Смело шагайте!
Трусы, бездельники,
Прочь! Не мешайте!.. —
запел он высоким чистым голосом. — И «Додой» мы пели, и «А-лол-лай»…
— Выходит, я тоже участник забастовки?
— А как же! Вам тоже волчий билет полагается, — улыбнулся Уасил.
— Кажется, я его уже получил, — угрюмо пробормотал Коста, и Уасил понял, что шутка была неуместной.
— Когда ж справедливость на земле восторжествует? — негромко спросил он, ни к кому не обращаясь.
— Справедливость с неба не падает, — сказал Коста после долгого молчания. — За нее бороться надо. Но верю, близок день…
«Не похоже, что из ума выжил!» — про себя отметил Уасил и, забывшись, хлестнул лошадь кнутом. Она взяла рысью. Коста снова застонал от боли.
— Тише, ради бога потише! Мочи нет терпеть! — взмолился он.
Уасил натянул вожжи и придержал лошадь.
— Дошел до нас хабар: на Дальнем Востоке неспокойно, с японцами воевать будем. Наш Хоранов уже в путь собрался, за наградами…
— Старый лев с хищным тигром драться будут, а кровь-то потечет народная, — мрачно отозвался Коста.
Сумерки спускались в Кубанские степи.
— К Баталпашинску подъезжаем, — сказал Уасил. — Не заночевать ли? Ночью по ущелью ехать небезопасно…
— Да, да, устал я, — слабым голосом ответил Коста.
2
В Лаба добрались только к вечеру следующего дня. С утра шел дождь, дорогу развезло, лошадь скользила, арбу то и дело заносило. Уасил уже и не чаял, что они доедут. Наконец лошадь остановилась па церковной площади возле дома, где жила Ольга Левановна.

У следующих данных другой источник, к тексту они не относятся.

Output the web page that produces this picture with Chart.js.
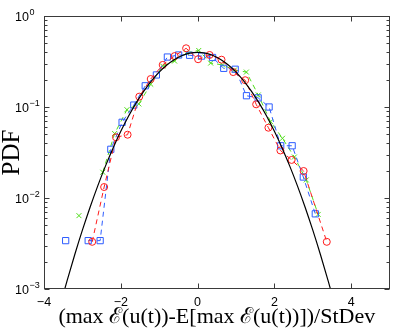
<!DOCTYPE html>
<html>
<head>
<meta charset="utf-8">
<script src="https://cdn.jsdelivr.net/npm/chart.js@4.4.1/dist/chart.umd.min.js"></script>
<style>
  html, body { margin: 0; padding: 0; background: #fff; }
  #wrap { width: 395px; height: 333px; }
</style>
</head>
<body>
<div id="wrap"><canvas id="pdfChart" width="395" height="333"></canvas></div>
<script>
// --- Data ---

const xTicks = [-4, -2, 0, 2, 4];
const xTickLabels = ['\u22124', '\u22122', '0', '2', '4'];
const yTicks = [0.001, 0.01, 0.1, 1];
const yTickExps = ['\u22123', '\u22122', '\u22121', '0'];

// red circles
const redX = [-2.745, -2.434, -2.125, -1.823, -1.519, -1.221, -0.909, -0.597, -0.299, 0.013,
              0.312, 0.623, 0.927, 1.239, 1.525, 1.844, 2.156, 2.449, 2.761, 3.364];
const redY = [0.0033, 0.0132, 0.0465, 0.0496, 0.130, 0.203, 0.290, 0.363, 0.442, 0.335,
              0.373, 0.331, 0.242, 0.197, 0.107, 0.0592, 0.0333, 0.0262, 0.0198, 0.0033];

// blue squares (null = empty bin, line is broken there)
const blueX = [-3.436, -3.14, -2.849, -2.538, -2.260, -1.966, -1.662, -1.364, -1.073, -0.787, -0.494,
               -0.208, 0.104, 0.390, 0.681, 0.979, 1.273, 1.577, 1.862, 2.164, 2.462, 2.753, 3.065];
const blueY = [0.0034, null, 0.0034, 0.0034, 0.0343, 0.0679, 0.105, 0.171, 0.225, 0.354, 0.373,
               0.370, 0.363, 0.350, 0.266, 0.260, 0.133, 0.126, 0.100, 0.0375, 0.0375, 0.0170, 0.0067];

// green crosses
const greenX = [-3.09, -2.78, -2.47, -2.16, -1.84, -1.53, -1.22, -0.91, -0.60, -0.29, 0.03,
                0.34, 0.65, 0.96, 1.27, 1.58, 1.90, 2.21, 2.52, 2.83, 3.14];
const greenY = [0.0064, null, 0.0192, 0.0511, 0.0934, 0.108, 0.178, 0.282, 0.320, 0.395, 0.418,
                0.304, 0.290, 0.255, 0.242, 0.1355, 0.0689, 0.0453, 0.0282, 0.0158, 0.0066];

// black reference curve (standard normal density, sampled)
const normX = [-3.6, -3.4, -3.2, -3.0, -2.8, -2.6, -2.4, -2.2, -2.0, -1.8, -1.6, -1.4, -1.2, -1.0,
               -0.8, -0.6, -0.4, -0.2, 0, 0.2, 0.4, 0.6, 0.8, 1.0, 1.2, 1.4, 1.6, 1.8, 2.0,
               2.2, 2.4, 2.6, 2.8, 3.0, 3.2, 3.4, 3.6];
const normY = [0.000612, 0.00123, 0.00238, 0.00443, 0.00792, 0.0136, 0.0224, 0.0355, 0.0540,
               0.0790, 0.1109, 0.1497, 0.1942, 0.2420, 0.2897, 0.3332, 0.3683, 0.3910, 0.3989,
               0.3910, 0.3683, 0.3332, 0.2897, 0.2420, 0.1942, 0.1497, 0.1109, 0.0790, 0.0540,
               0.0355, 0.0224, 0.0136, 0.00792, 0.00443, 0.00238, 0.00123, 0.000612];

const pts = (xs, ys) => xs.map((x, i) => ({ x: x, y: ys[i] }));

// --- Box, inward ticks and tick labels drawn MATLAB style ---

const frame = {
    id: 'frame',
    afterDraw(chart) {
        const { ctx, chartArea: a, scales: { x, y } } = chart;
        ctx.save();
        ctx.strokeStyle = '#3a3a3a';
        ctx.lineWidth = 1;
        const L = Math.round(a.left) + 0.5, R = Math.round(a.right) - 0.5;
        const T = Math.round(a.top) + 0.5, B = Math.round(a.bottom) - 0.5;
        ctx.strokeRect(L, T, R - L, B - T);

        ctx.beginPath();
        xTicks.forEach(v => {
            const px = Math.round(x.getPixelForValue(v)) + 0.5;
            ctx.moveTo(px, B); ctx.lineTo(px, B - 5);
            ctx.moveTo(px, T); ctx.lineTo(px, T + 5);
        });
        for (let d = -3; d <= 0; d++) {
            for (let k = 1; k <= 9; k++) {
                const v = k * Math.pow(10, d);
                if (v > 1.0001) break;
                const py = Math.round(y.getPixelForValue(v)) + 0.5;
                const len = k === 1 ? 5 : 3;
                ctx.moveTo(L, py); ctx.lineTo(L + len, py);
                ctx.moveTo(R, py); ctx.lineTo(R - len, py);
            }
        }
        ctx.stroke();

        ctx.fillStyle = '#000';
        ctx.font = '12.5px "Liberation Sans", Arial, sans-serif';
        ctx.textAlign = 'center';
        ctx.textBaseline = 'alphabetic';
        xTicks.forEach((v, i) => {
            ctx.fillText(xTickLabels[i], x.getPixelForValue(v), 306);
        });

        ctx.textAlign = 'left';
        yTicks.forEach((v, i) => {
            const py = y.getPixelForValue(v);
            ctx.font = '12.5px "Liberation Sans", Arial, sans-serif';
            ctx.fillText('10', 15, py + 4.5);
            const w = ctx.measureText('10').width;
            ctx.font = '9px "Liberation Sans", Arial, sans-serif';
            ctx.fillText(yTickExps[i], 15 + w + 0.5, py - 1.5);
        });
        ctx.restore();
    }
};

// --- Chart ---

const ctx = document.getElementById('pdfChart').getContext('2d');
new Chart(ctx, {
    type: 'scatter',
    data: {
        datasets: [
            {
                data: pts(normX, normY),
                showLine: true,
                borderColor: '#000',
                borderWidth: 1.2,
                pointRadius: 0,
                cubicInterpolationMode: 'monotone',
            },
            {
                data: pts(redX, redY),
                showLine: true,
                borderColor: '#ff1a1a',
                borderWidth: 1,
                borderDash: [5, 4],
                pointStyle: 'circle',
                pointRadius: 3.5,
                pointBorderWidth: 1,
                pointBackgroundColor: 'rgba(0,0,0,0)',
            },
            {
                data: pts(blueX, blueY),
                showLine: true,
                borderColor: '#2d5cff',
                borderWidth: 1,
                borderDash: [5, 4],
                pointStyle: 'rect',
                pointRadius: 4.4,
                pointBorderWidth: 1,
                pointBackgroundColor: 'rgba(0,0,0,0)',
            },
            {
                data: pts(greenX, greenY),
                showLine: true,
                borderColor: '#4fdc1a',
                borderWidth: 1,
                borderDash: [5, 4],
                pointStyle: 'crossRot',
                pointRadius: 3.5,
                pointBorderWidth: 1,
                pointBackgroundColor: 'rgba(0,0,0,0)',
            },
        ]
    },
    options: {
        responsive: false,
        animation: false,
        devicePixelRatio: 1,
        layout: { padding: { left: 0, right: 5, top: 16, bottom: 0 } },
        plugins: { legend: { display: false }, tooltip: { enabled: false } },
        scales: {
            x: {
                type: 'linear',
                min: -4,
                max: 5,
                grid: { display: false },
                border: { display: false },
                ticks: { display: false },
                title: {
                    display: true,
                    text: '(max \u2130(u(t))-E[max \u2130(u(t))])/StDev',
                    color: '#000',
                    font: { family: '"Liberation Serif", "DejaVu Serif", serif', size: 22, lineHeight: 1.2 },
                    padding: { top: 0, bottom: 2.5 },
                },
                afterFit: (scale) => { scale.height = 44; },
            },
            y: {
                type: 'logarithmic',
                min: 0.001,
                max: 1,
                grid: { display: false },
                border: { display: false },
                ticks: { display: false },
                title: {
                    display: true,
                    text: 'PDF',
                    color: '#000',
                    font: { family: '"Liberation Serif", "DejaVu Serif", serif', size: 25, lineHeight: 1 },
                    padding: { top: 0, bottom: 0 },
                },
                afterFit: (scale) => { scale.width = 44; },
            }
        }
    },
    plugins: [frame]
});
</script>
</body>
</html>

Промокший, озябший Коста чувствовал себя так слабо, что не мог слезть с арбы. Уасил постучал в дверь. Долго не открывали. Тогда, взяв Коста на руки, Уасил с трудом понес его к дому.

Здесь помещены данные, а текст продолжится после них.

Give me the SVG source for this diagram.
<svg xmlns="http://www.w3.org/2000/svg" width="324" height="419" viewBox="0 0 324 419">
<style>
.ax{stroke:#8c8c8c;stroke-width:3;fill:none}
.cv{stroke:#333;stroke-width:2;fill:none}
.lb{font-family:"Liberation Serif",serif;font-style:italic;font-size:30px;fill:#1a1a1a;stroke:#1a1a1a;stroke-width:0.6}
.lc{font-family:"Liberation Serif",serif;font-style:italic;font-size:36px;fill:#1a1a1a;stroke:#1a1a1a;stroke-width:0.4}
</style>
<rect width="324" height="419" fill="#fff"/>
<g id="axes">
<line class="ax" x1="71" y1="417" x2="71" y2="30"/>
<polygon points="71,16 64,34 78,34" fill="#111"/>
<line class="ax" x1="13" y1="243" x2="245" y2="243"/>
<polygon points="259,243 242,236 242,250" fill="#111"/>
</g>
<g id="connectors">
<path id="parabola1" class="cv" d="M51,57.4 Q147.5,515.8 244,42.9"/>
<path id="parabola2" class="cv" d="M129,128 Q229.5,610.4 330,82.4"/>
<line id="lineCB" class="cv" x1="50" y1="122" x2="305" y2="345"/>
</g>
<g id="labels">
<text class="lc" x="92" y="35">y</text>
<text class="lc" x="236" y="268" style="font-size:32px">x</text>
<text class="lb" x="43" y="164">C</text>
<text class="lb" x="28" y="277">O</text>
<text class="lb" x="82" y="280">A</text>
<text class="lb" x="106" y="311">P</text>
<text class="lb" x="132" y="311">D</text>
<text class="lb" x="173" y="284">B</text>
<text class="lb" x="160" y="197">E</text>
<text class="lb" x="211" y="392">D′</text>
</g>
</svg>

— Кого надо? — раздался из-за двери голос Ольги.
— Открывай быстрее! Коста очень плох! — крикнул Уасил, едва удерживая обмякшее тело.

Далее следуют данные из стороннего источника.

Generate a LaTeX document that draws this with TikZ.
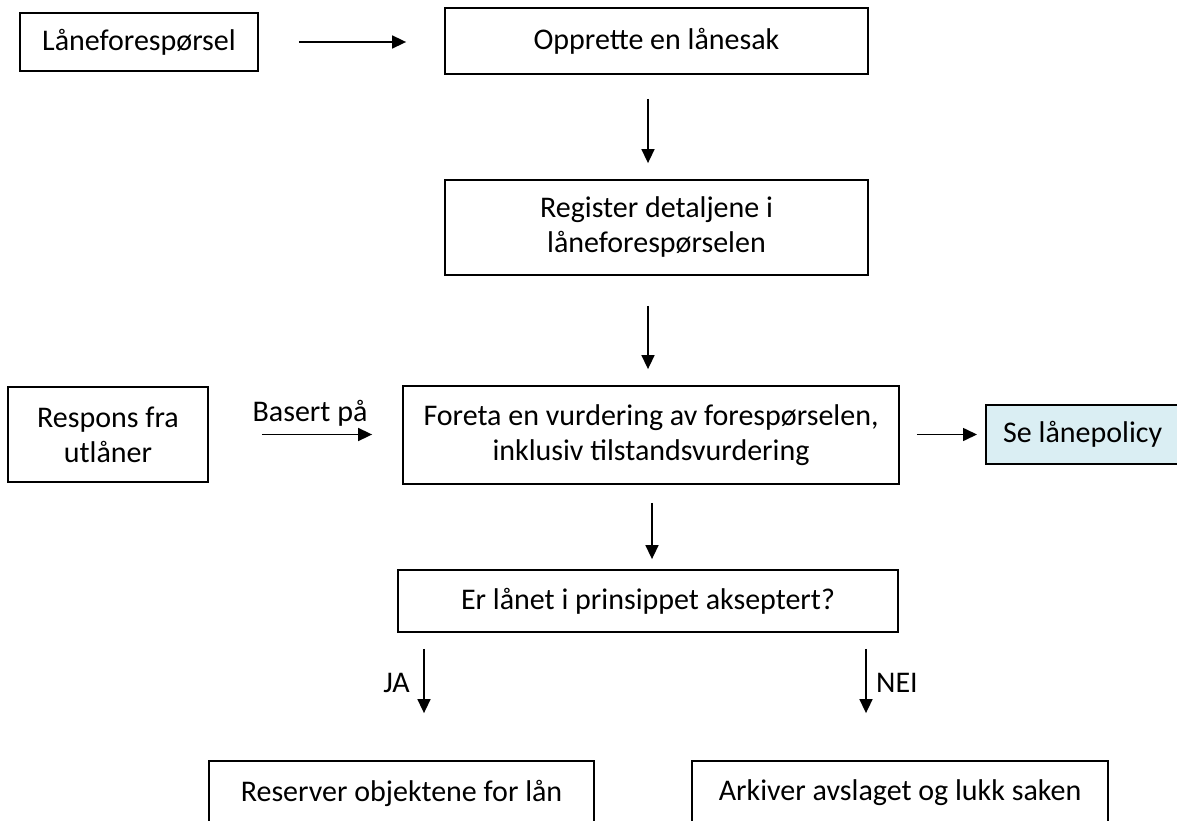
\documentclass[tikz,border=0pt]{standalone}
\usepackage{fontspec}
\setmainfont{Carlito}
\usetikzlibrary{arrows.meta,calc}
\definecolor{policyfill}{HTML}{DAEEF3}
\tikzset{
  box/.style={draw=black, line width=1.8pt, rectangle, inner sep=0pt, align=center,
              font=\fontsize{30}{35}\selectfont},
  lbl/.style={inner sep=0pt, font=\fontsize{30}{35}\selectfont},
  arr/.style={line width=1.6pt, -{Triangle[length=14pt,width=13pt]}},
}
\begin{document}
\begin{tikzpicture}[x=1pt,y=-1pt]
\useasboundingbox (0,0) rectangle (1177,821);

% process boxes
\node[box, minimum width=238pt, minimum height=58pt] (req)  at (139,42)    {Låneforespørsel};
\node[box, minimum width=423pt, minimum height=66pt] (case) at (656.5,41)  {Opprette en lånesak};
\node[box, minimum width=423pt, minimum height=95pt] (reg)  at (656.5,227.5) {Register detaljene i\\låneforespørselen};
\node[box, minimum width=496pt, minimum height=98pt] (eval) at (651,435)   {Foreta en vurdering av forespørselen,\\inklusiv tilstandsvurdering};
\node[box, minimum width=200pt, minimum height=95pt] (resp) at (108,434.5) {Respons fra\\utlåner};
\node[box, fill=policyfill, minimum width=215pt, minimum height=59pt, anchor=west] (pol) at (985,434.5) {};
\node[lbl, anchor=west] (poltxt) at (1003,434.5) {Se lånepolicy};
\node[box, minimum width=500pt, minimum height=62pt] (acc)  at (648,601)   {Er lånet i prinsippet akseptert?};
\node[box, minimum width=385pt, minimum height=64pt] (res)  at (401.5,793) {Reserver objektene for lån};
\node[box, minimum width=416pt, minimum height=64pt] (arch) at (900,793)   {Arkiver avslaget og lukk saken};

% connectors
\draw[arr, shorten <=40pt, shorten >=38pt] (req.east) -- (req.east -| case.west);
\draw[arr, shorten <=24pt, shorten >=16pt] ([xshift=-8.5pt]case.south) -- ([xshift=-8.5pt]case.south |- reg.north);
\draw[arr, shorten <=30pt, shorten >=16pt] ([xshift=-8.5pt]reg.south) -- ([xshift=-8.5pt]reg.south |- eval.north);
\draw[arr, shorten <=53pt, shorten >=30pt] (resp.east) -- (resp.east -| eval.west);
\draw[arr, shorten <=17pt, shorten >=8pt] (eval.east |- pol.west) -- (pol.west);
\draw[arr, shorten <=18pt, shorten >=10pt] ([xshift=1pt]eval.south) -- ([xshift=1pt]eval.south |- acc.north);
\draw[arr, shorten <=16pt, shorten >=47pt] ([xshift=-224pt]acc.south) -- ([xshift=-224pt]acc.south |- res.north);
\draw[arr, shorten <=16pt, shorten >=47pt] ([xshift=218pt]acc.south) -- ([xshift=218pt]acc.south |- arch.north);

% connector labels
\node[lbl, anchor=base] (based) at (310,421) {Basert på};
\node[lbl, anchor=base east] (yes) at (410,692) {JA};
\node[lbl, anchor=base west] (no) at (876,692) {NEI};
\end{tikzpicture}
\end{document}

— Носит вас в этакую пору!
Она открыла дверь, держа в руках керосиновую лампу. Ее небольшие глаза недобро поблескивали. Увидев брата на руках Уасила, женщина запричитала:
— Ну вот, дождалась! Так я и знала! Вот тебе за все грехи твои!..
— Куда нести? — тихо спросил Уасил, не обращая внимания на ее причитания.
— К отцу… Я хочу видеть его, — еле слышно проговорил Коста и замолчал.
— Бредит он, — прошептал Уасил и понес Коста в хадзар[22], где на стене висел большой портрет старого Левана.
Пока Ольга разжигала печь, Уасил осторожно раздел Коста, уложил в постель, укутал одеялом.
— Простудился в дороге. Ничего, поправится, — сказал он, уходя.
— Померкли дни мои! Знаю я, какая это простуда!.. — снова запричитала Ольга.
Уасил ушел. Брат и сестра остались вдвоем. Ольга плакала и негромко приговаривала:
— Как жить-то будем, брат? Чем я тебя кормить буду? Написал бы ты мне доверенность, поехала бы я в город, может, друзья твои помогут «Ирон фандыр» издать? Деньги бы получили. Книгу твою достать нельзя, люди за нее большие деньги платят. Случится беда — похороню я тебя, ведь ничего у нас нет. Вон ты какой стал, бледный, прозрачный, высох весь!
— Рано хоронишь, сестра, — сказал Коста и отвернулся к стенке.
С портрета смотрел на него большими добрыми глазами старый Леван. Коста шепотом обратился к нему, как к живому:
— Вздор говорит дочь Кизьмиды, не слушай ее, отец! Спокойной ночи тебе…
Вместе с первыми лучами солнца разнеслась по Лаба весть, что приехал тот, чье имя дорого каждому бедняку. Широкий двор Хетагуровых заполнился людьми. Чинно, как положено по обычаю, первыми в хадзар вошли старики. Они поздравляли Коста с приездом, желали скорого выздоровления. Он был очень слаб и всем отвечал лишь двумя словами:
— Сестры… Братья…
Выходя во двор, люди смахивали слезы и с горькой злобой шептали:
— Доконали! Добились своего… Не похож на себя наш Коста…
Из Хумаринской крепости приезжал знакомый врач, осмотрел больного, покачал головой.
— Покой и горный воздух — вот все, что может помочь. Иных лекарств нет у меня.
3
Всю зиму пролежал Коста больной, в полузабытьи и полудреме. А когда от снегов, тающих в горах, мутными и быстрыми стали реки, он, вопреки пророчествам врачей, начал поправляться. Однако доктора настаивали, чтобы он перебрался повыше, в горы — в Лаба летом душно и жарко.
Несколько раз в течение зимы приезжал Ислам Крымшамхалов. Он окончательно порвал со своей знатной родней и поселился отдельно, в маленьком домике, в Теберде. Одни говорили, что причиной тому — начинавшийся туберкулез, другие — что ненавидит он своих братьев-богатеев, но так или иначе, жил Ислам тихой уединенной жизнью, писал, рисовал и мало кто его навещал.